Question

Find the exponential function that contains the points (2,36) and (3,108).

Answer 1

Answer:

$f(x) = 4\times (3)^{x}$.

Step-by-step explanation:

Exponential functions are in the form $f(x) = a\, \left(b^{x}\right)$,  where $a$ and $b$ are constants with $b > 0$.

In this question, the function should satisfy that $f(2) = 36$ and $f(3) = 108$. Hence, constants $a$ and $b$ should ensure that:

$a \cdot b^2 = f(2) = 36$, and

$a \cdot b^3 = 108$.

Rewrite the left-hand side of the second equation: $a \cdot b^{3} = a \cdot b^2 \cdot b$.

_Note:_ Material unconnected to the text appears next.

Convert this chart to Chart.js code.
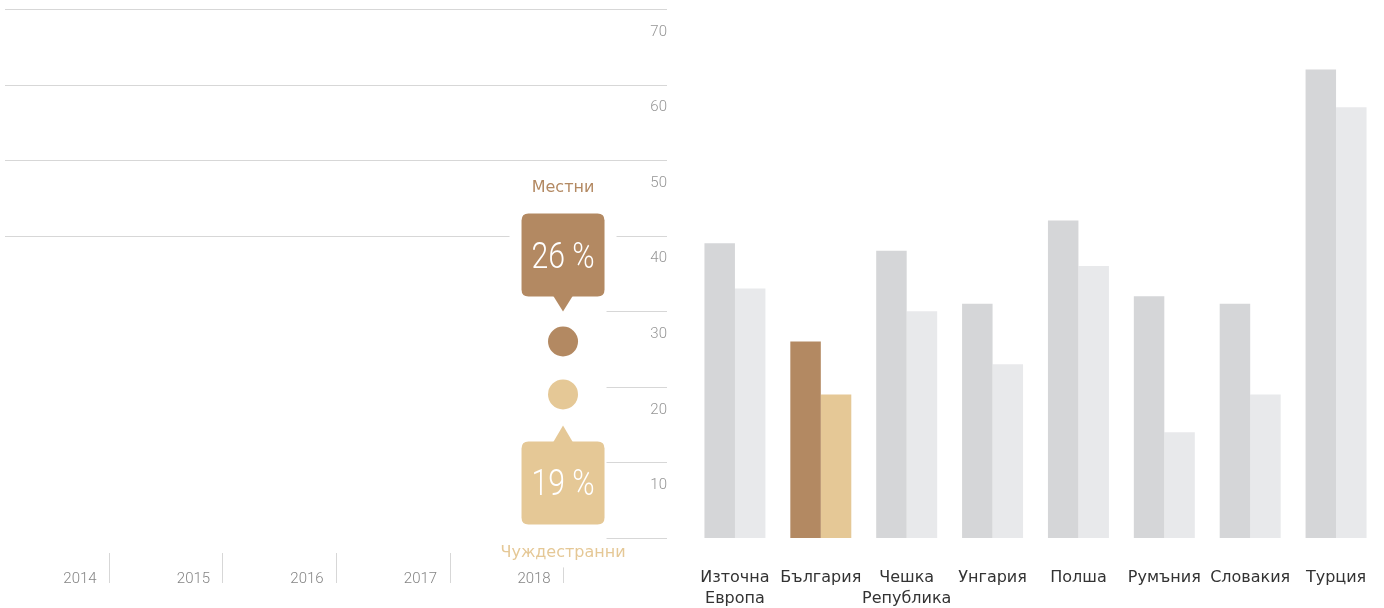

Substitute the first equation $a \cdot b^{2} = 36$ into the second:

$a \cdot b^2 \cdot b = 108$.

$36\, b = 108$.

$\displaystyle b = \frac{108}{36} = 3$.

Substitute $b = 3$ into either equation (for example, the first equation) and solve for $a$:

$a \cdot 3^2 = 36$.

$a = 4$.

Hence, the exponential function $f(x) = a\cdot b^{x} = 4 \times (3)^{x}$ should satisfy the requirements of this question.